If what I've heard Varoufakis say is representative of Syriza at large, then their desire is to stick with the Euro. Most of the Greek public do not favour going back to the Drachma either. Not that this is necessarily something that is in their control of course.
He's not. Leaving the euro is not what the syriza power holders want, but a referendum posed on those terms - internally and externally - won by such a huge margin, provides a clear mandate for proceeding with the actions that may lead to that outcome.
 
Tsipras has said at every point that he doesnt want to leave the Euro, in getting elected they didnt campaign on leaving the euro and now in this referendum they reiterated that voting No wouldn't mean leaving the Euro...

Yes but he's said it in the full knowledge it's quite likely to happen unless the assholes cave...monumentally . He's a politician . Greece doesn't HAVE to leave the Euro , but was always highly likely it would have to due to a number of considerations . Namely they shouldn't have been in it in the first place , and the EU rulers are a bunch of bastards who'll force their withdrawal whether they want to leave or not . Personally I think they'll be a lot better off in the long run if they leave .
 
He said he doesn't want to leave the EU - not the euro.
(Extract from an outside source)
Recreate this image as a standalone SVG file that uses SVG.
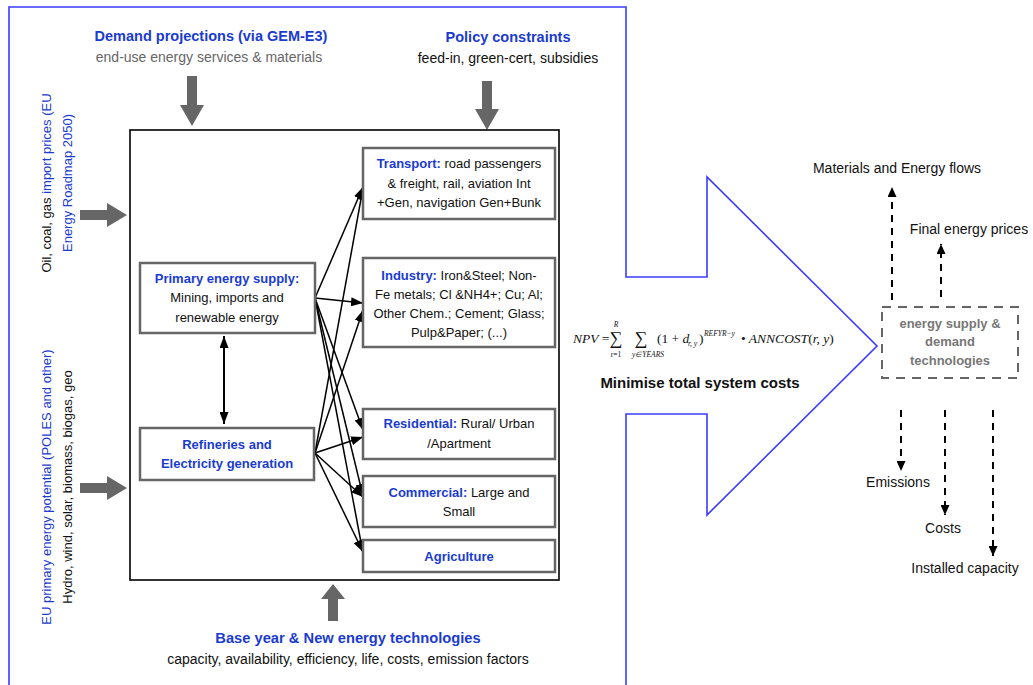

And given that's what happened is that the referendum has been focused on the result meaning leaving/staying in the euro, then yeah, such a landslide is precisely a mandate to proceed.

"In a televised address to the nation, Prime Minister Alexis Tsipras said a "no" vote would not push Greece out of the eurozone, but rather win a better bailout deal." http://news.sky.com/story/1511398/greece-referendum-poll-has-yes-vote-ahead

The eurozone is the euro, not the EU.....
 
The ECB last week took decisions with unprecendetally political rather than financial motives, didn't they?

They've always been political. Of course, it's possible they would rather tear the Euro project to pieces before granting Greece any room to manoeuvre. Whether or not they have any degree of 'enlightened' self interest I don't know.